Exercise goal:
Determine how many lines contain the string "standalone", then reply with that figure only.

Extracted material:
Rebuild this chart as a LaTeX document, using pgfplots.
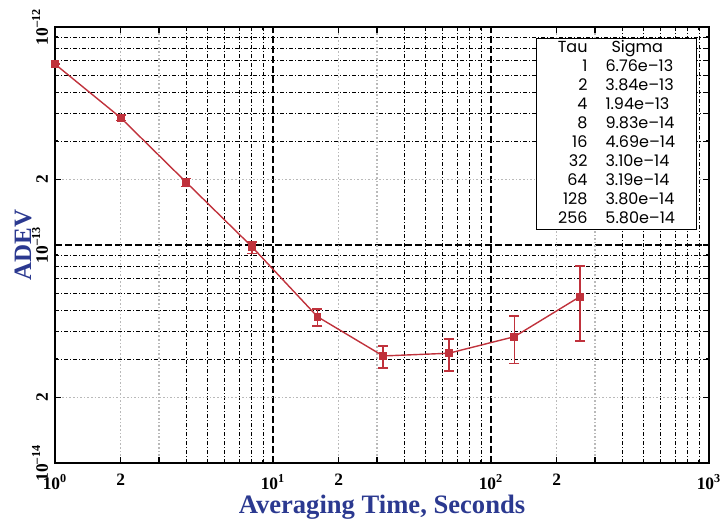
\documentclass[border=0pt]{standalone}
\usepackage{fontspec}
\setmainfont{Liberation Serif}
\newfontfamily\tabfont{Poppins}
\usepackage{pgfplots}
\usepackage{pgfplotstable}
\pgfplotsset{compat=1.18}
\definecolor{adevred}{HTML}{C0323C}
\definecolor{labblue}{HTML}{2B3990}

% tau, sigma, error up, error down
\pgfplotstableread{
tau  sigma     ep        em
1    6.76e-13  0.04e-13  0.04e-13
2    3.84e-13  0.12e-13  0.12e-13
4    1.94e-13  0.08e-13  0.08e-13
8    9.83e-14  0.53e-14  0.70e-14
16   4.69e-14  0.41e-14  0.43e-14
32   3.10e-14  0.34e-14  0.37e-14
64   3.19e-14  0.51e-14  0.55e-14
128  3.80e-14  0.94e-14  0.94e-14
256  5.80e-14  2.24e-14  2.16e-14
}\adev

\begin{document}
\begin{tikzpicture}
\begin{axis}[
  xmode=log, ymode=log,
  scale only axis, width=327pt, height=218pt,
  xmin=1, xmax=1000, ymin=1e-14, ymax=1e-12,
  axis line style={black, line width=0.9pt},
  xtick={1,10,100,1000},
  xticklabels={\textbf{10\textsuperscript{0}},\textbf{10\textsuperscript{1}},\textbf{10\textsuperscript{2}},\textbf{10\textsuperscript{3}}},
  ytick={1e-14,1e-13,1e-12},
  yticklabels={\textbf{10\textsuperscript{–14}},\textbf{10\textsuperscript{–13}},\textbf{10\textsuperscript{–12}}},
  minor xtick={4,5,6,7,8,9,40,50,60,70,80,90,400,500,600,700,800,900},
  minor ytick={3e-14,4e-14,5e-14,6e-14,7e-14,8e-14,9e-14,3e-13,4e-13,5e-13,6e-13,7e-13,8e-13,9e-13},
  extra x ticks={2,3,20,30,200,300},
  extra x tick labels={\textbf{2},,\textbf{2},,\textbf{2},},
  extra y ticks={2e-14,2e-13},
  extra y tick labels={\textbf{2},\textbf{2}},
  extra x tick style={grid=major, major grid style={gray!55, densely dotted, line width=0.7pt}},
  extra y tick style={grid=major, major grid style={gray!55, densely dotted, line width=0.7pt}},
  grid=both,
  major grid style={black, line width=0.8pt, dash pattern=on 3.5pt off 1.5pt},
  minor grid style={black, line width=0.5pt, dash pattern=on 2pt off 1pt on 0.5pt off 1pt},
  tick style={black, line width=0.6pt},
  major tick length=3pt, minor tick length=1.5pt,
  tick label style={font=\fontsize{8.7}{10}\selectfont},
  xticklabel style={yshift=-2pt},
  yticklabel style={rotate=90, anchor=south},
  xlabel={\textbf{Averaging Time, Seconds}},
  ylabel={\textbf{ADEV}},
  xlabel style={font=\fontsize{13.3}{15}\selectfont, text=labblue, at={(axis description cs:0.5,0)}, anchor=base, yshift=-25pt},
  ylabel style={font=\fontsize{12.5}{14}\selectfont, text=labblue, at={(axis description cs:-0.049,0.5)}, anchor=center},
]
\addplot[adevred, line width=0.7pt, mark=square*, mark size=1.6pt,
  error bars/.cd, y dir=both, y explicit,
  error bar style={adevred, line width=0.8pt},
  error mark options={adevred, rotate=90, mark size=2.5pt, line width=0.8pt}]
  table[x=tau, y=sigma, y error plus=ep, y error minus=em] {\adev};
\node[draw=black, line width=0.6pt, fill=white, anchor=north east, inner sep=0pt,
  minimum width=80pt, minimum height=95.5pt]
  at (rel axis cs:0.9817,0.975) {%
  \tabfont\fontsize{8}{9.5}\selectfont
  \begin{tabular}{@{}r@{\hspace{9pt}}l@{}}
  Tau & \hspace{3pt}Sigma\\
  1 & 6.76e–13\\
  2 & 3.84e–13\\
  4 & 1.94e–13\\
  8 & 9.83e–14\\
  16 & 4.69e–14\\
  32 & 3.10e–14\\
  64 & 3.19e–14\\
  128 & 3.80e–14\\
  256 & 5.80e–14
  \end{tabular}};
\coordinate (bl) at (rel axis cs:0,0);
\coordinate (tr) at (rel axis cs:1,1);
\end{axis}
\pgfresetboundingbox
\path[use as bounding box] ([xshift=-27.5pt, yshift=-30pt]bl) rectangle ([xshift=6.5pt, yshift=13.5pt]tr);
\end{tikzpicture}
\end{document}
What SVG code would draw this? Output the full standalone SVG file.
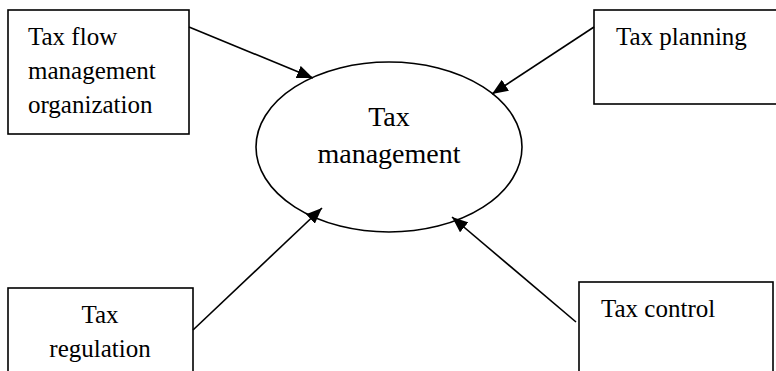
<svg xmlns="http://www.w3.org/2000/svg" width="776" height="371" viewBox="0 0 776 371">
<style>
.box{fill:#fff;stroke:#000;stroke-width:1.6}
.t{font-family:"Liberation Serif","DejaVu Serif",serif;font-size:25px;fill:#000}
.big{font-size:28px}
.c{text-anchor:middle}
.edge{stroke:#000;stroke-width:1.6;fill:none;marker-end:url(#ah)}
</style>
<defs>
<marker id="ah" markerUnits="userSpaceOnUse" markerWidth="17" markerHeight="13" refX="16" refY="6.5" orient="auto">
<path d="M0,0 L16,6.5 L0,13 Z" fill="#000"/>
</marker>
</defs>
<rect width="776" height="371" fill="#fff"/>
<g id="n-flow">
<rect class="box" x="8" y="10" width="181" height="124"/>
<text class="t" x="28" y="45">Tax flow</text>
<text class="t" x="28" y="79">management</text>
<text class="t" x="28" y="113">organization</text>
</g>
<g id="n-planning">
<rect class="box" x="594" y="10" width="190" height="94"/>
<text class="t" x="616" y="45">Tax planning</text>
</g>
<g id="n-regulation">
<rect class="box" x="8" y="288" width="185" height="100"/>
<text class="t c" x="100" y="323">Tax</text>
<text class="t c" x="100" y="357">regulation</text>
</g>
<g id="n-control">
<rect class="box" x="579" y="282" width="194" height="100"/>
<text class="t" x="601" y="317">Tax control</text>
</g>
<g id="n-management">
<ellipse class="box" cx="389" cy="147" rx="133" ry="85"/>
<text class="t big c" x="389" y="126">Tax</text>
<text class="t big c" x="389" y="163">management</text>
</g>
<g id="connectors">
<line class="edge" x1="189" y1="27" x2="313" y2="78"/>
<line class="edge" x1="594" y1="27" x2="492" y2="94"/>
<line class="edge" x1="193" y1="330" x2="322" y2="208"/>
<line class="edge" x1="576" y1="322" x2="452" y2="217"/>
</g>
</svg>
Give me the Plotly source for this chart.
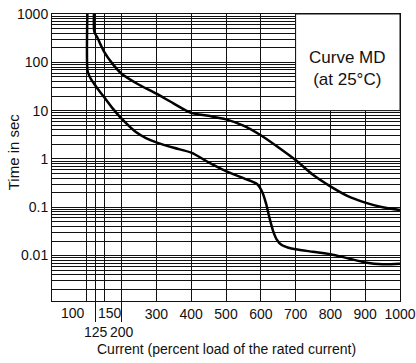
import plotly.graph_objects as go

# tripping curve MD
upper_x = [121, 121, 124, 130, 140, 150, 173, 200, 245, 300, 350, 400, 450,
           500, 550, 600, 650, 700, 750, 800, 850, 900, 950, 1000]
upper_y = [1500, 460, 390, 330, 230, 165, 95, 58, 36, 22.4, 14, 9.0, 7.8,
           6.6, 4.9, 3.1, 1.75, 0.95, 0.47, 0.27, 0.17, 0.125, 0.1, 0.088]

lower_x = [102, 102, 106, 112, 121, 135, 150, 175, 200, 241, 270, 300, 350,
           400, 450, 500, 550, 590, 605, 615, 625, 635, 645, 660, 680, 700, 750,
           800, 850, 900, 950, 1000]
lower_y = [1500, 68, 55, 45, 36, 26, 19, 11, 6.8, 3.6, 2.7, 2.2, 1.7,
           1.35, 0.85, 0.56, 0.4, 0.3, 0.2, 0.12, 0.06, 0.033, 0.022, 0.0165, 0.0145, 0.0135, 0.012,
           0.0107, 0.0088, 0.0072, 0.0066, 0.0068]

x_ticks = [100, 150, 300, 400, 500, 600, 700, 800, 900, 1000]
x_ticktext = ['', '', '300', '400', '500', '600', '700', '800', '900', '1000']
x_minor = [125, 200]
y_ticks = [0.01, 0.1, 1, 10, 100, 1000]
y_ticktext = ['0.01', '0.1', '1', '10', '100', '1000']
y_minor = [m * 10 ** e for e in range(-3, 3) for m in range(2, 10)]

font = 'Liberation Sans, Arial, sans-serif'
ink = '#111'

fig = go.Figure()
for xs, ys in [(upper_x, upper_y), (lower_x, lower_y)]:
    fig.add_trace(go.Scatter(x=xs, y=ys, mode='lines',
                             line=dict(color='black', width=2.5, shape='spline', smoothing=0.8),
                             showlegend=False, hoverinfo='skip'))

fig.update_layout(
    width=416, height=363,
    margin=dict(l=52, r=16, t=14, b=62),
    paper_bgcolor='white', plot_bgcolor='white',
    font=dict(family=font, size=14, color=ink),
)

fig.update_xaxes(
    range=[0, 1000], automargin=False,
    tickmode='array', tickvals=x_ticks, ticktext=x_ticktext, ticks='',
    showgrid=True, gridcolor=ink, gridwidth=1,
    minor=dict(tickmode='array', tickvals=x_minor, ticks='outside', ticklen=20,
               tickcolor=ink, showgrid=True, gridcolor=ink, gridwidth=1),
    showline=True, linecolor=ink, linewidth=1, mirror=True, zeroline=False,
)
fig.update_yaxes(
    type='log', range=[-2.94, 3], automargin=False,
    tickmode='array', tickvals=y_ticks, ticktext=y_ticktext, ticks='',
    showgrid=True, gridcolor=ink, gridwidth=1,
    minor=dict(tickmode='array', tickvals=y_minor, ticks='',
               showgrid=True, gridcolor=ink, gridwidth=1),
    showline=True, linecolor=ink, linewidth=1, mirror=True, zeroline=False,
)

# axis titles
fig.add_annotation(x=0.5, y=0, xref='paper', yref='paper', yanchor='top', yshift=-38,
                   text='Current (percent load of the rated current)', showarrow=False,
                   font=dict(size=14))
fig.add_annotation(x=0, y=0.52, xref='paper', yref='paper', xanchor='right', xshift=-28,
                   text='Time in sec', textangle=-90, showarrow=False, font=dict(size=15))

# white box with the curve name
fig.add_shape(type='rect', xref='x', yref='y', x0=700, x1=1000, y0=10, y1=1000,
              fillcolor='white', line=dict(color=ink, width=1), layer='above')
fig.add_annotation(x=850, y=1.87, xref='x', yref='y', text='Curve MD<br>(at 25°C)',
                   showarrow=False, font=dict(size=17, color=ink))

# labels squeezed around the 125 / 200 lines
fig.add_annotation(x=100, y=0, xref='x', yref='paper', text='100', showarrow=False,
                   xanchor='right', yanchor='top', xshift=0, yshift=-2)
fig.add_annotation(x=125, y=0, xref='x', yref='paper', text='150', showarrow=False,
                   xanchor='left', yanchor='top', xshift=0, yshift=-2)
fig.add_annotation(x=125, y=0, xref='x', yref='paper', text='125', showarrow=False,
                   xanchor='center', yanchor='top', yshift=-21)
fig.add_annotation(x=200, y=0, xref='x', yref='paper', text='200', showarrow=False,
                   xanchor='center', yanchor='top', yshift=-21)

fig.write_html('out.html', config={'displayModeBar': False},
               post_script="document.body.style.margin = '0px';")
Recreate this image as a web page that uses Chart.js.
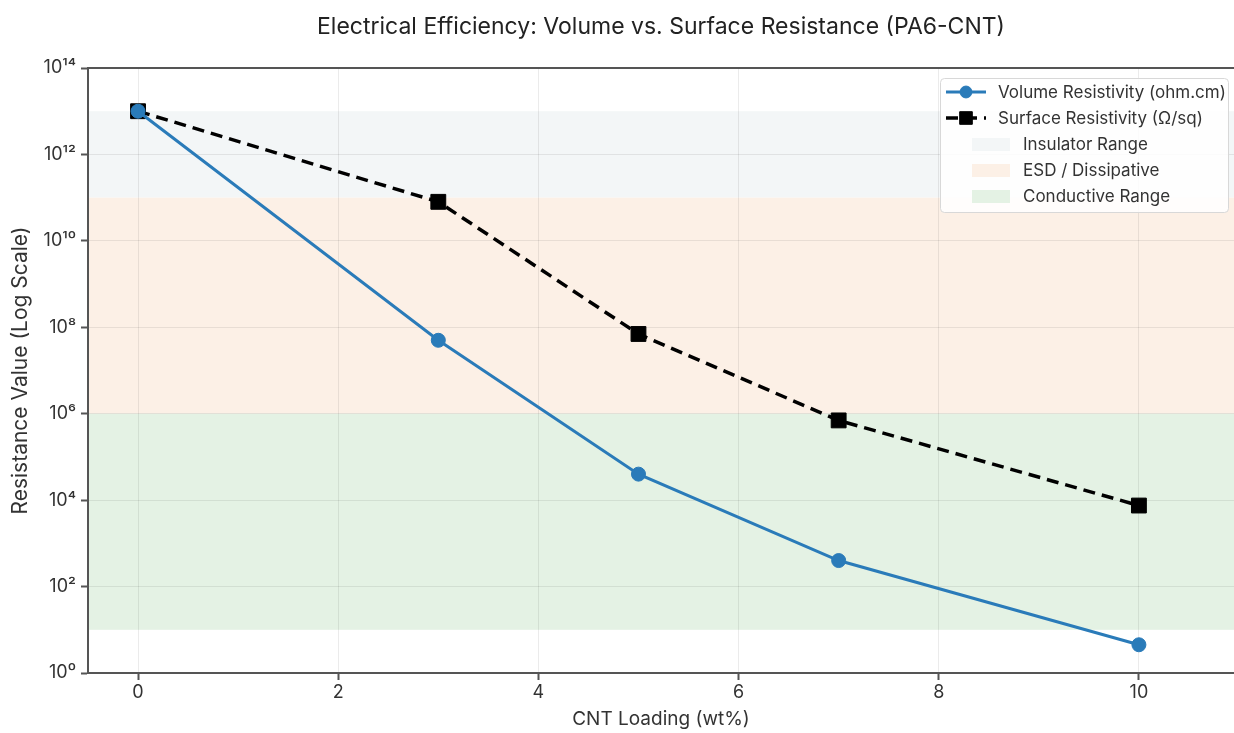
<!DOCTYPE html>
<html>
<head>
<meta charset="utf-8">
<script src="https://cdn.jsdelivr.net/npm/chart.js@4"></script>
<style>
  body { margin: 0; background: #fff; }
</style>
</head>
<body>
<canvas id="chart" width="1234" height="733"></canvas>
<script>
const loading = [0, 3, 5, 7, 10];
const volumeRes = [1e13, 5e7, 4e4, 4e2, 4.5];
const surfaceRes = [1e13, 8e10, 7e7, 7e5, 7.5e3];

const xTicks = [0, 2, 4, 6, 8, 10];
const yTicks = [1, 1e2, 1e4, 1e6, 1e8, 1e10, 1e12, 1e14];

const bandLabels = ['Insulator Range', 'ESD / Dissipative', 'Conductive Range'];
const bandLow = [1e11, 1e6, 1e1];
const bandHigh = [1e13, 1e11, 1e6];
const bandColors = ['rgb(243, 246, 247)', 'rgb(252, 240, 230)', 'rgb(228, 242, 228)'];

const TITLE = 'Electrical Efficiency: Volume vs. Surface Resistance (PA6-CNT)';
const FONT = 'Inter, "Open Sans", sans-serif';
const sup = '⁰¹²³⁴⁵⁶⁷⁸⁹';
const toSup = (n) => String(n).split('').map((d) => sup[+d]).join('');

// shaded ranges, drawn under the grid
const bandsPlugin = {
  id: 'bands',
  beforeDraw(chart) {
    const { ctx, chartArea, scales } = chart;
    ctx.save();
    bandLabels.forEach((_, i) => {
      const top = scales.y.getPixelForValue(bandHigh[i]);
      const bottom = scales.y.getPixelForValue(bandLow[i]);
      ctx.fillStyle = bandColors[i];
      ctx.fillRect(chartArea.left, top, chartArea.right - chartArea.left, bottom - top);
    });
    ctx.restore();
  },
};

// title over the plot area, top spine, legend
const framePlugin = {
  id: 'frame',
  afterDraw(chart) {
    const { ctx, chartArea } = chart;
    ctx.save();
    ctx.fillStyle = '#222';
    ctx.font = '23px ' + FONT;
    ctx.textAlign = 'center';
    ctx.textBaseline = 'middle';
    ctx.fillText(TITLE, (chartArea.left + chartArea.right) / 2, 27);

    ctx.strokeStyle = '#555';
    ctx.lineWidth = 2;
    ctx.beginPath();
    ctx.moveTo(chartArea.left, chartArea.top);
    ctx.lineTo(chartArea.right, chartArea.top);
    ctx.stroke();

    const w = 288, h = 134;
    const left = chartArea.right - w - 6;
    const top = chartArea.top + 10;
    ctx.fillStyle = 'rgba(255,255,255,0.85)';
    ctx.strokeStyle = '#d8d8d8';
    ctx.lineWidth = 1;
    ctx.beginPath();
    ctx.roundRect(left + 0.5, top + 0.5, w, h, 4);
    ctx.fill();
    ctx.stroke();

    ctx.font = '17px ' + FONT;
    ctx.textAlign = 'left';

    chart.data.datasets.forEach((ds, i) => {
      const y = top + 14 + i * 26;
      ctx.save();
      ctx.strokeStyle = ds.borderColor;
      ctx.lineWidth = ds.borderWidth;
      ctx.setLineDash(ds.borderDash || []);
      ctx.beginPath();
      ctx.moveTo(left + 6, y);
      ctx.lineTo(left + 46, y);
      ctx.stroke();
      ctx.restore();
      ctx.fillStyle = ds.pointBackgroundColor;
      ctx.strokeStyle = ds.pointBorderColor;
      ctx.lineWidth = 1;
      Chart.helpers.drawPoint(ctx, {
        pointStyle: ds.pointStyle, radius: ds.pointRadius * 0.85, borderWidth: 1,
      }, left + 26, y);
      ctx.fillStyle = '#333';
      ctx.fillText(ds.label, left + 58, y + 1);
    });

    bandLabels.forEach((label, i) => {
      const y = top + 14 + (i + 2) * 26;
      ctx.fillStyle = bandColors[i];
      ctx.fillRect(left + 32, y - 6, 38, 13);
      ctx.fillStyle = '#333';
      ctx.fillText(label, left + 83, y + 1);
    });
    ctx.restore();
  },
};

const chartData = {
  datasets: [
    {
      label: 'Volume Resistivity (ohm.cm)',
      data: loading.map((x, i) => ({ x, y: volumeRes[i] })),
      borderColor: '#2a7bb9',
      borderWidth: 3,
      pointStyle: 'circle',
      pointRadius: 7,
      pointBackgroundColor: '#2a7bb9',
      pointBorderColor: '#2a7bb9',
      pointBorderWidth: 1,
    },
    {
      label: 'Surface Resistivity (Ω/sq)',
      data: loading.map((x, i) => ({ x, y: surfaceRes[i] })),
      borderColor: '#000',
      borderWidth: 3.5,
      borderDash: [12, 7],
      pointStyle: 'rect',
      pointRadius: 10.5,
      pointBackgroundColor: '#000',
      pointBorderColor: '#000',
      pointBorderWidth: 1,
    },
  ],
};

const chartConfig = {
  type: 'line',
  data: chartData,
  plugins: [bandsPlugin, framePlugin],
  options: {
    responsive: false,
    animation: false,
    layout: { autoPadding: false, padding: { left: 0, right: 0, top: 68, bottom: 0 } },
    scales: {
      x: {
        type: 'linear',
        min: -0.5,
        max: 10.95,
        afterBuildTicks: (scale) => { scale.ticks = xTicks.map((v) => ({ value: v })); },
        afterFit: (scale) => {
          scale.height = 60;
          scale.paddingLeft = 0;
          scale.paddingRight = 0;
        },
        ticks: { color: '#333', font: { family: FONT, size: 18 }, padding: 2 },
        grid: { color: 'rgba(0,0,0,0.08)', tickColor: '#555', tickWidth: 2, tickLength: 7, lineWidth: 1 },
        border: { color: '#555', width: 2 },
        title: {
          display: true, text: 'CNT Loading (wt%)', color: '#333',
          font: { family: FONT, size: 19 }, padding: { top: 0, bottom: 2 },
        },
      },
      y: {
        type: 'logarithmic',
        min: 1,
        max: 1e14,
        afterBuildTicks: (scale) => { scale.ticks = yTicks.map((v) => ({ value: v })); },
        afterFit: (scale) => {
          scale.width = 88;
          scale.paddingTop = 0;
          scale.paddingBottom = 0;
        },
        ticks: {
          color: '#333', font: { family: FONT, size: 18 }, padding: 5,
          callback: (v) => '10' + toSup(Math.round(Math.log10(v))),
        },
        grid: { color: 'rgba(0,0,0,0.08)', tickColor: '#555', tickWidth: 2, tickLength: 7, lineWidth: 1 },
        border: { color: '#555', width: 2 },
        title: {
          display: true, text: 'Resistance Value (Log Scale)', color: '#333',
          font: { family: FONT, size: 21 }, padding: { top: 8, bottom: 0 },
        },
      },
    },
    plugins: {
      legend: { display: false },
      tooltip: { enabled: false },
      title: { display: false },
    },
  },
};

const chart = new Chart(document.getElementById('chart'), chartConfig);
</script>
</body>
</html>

Result of the exercise:
2